/DB-Global-Archive

Scrape and filter data from D&B Global Archive

Primary LanguagePython

Dun & Bradstreet Global Archive scraper

This script is intended to download, filter and concatenate data files from the Dun & Bradstreet "Global Archive" (see the user guide). The data is stored in Princeton servers, and this script will only work if you are connected to the Princeton network (either directly or through a VPN; see below).

Requirements

This script has been tested on Windows 10, macOS 10.15, Manjaro Linux and Raspberry Pi OS. Before running, make sure your machine satisfies the following requirements:

  1. Firefox (note: it should work on Chrome, but it has not been tested)
  2. Python 3
  3. Python 3 modules: requests, browser_cookie3, beautifulsoup4, pandas, progressbar2

VPN access and browser cookies

This script relies on the access cookies stored in the browser (i.e. Firefox). In order for it to run correctly,

  1. Browse to https://vpn.princeton.edu/https-443/dss2.princeton.edu/dandb/dandbarchives/LINK/ in Firefox.
  2. If you get a Central Authentication Service (CAS) login page, use your Princeton credentials to log in. If you can access the link (i.e. you see the file directory), you are ready to run the script.
  3. In the following page you should get a Duo Prompt. Login via your preferred method, but make sure you check "Remember me for 90 days".
  4. If you see the file directory, you are done.
  5. Double check the browser stored your credentials by restarting it and visiting the link again. If you can access the link directly, you are ready to run the script.

Installation

  1. Clone this repository into your local machine and change directory into it (detailed guide). The easiest way is to type the following two commands in your terminal:
git clone https://github.com/acarril/DB-Global-Archive.git
cd DB-Global-Archive
  1. Run DB_scrape.py giving the file index URL as its argument. Make sure to include the final slash. For example, to download the data corresponding to Africa, type
python3 DB_scrape.py 'https://dss2.princeton.edu/dandb/dandbarchives/LINK/AF/'
  1. The script will output its progress. Once it has finished, it will write a csv file in the directory (e.g. AF.csv).

Usage

python3 DB_scrape.py "<url>" [writedisk] [suboperation]

In memory

You can carry out all the operations in memory if running python3 DB_scrape.py "<url>". This will fetch all the links from the URL, read the data, filter it, and append it to a final dataset that will only be written in disk in the final step. This is best when there is little available disk space, and it is also faster. However, it can be memory intensive, and any error during the operation will result in loss of all progress.

In disk

Alternatively, the script can download and write the zip files into the disk, as well as expanding the zip files and writing the corresponding CSV files into the disk, by running python3 DB_scrape.py "<url>" writedisk. This is less memory intensive and is more robust to errors (as progress is literally saved into the disk), but utilizes more disk space.

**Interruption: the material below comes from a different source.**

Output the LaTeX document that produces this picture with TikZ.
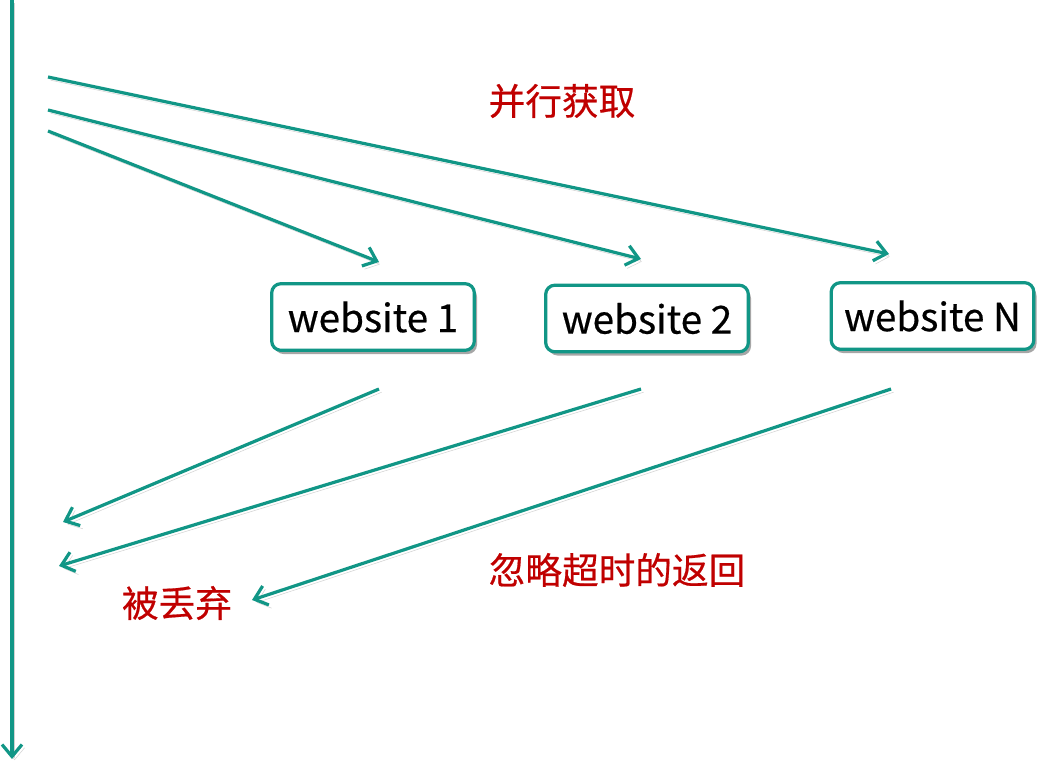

This method can be further customized by passing an additional argument with a sub-operation. These can be one of the following:

  • download, which only downloads the ZIP files from the specified URL
  • filter, which takes ZIP files already downloaded in the directory and filters the corresponding CSV files, writing them into the disk
  • join, which takes CSV files in the current directory and joins them into one.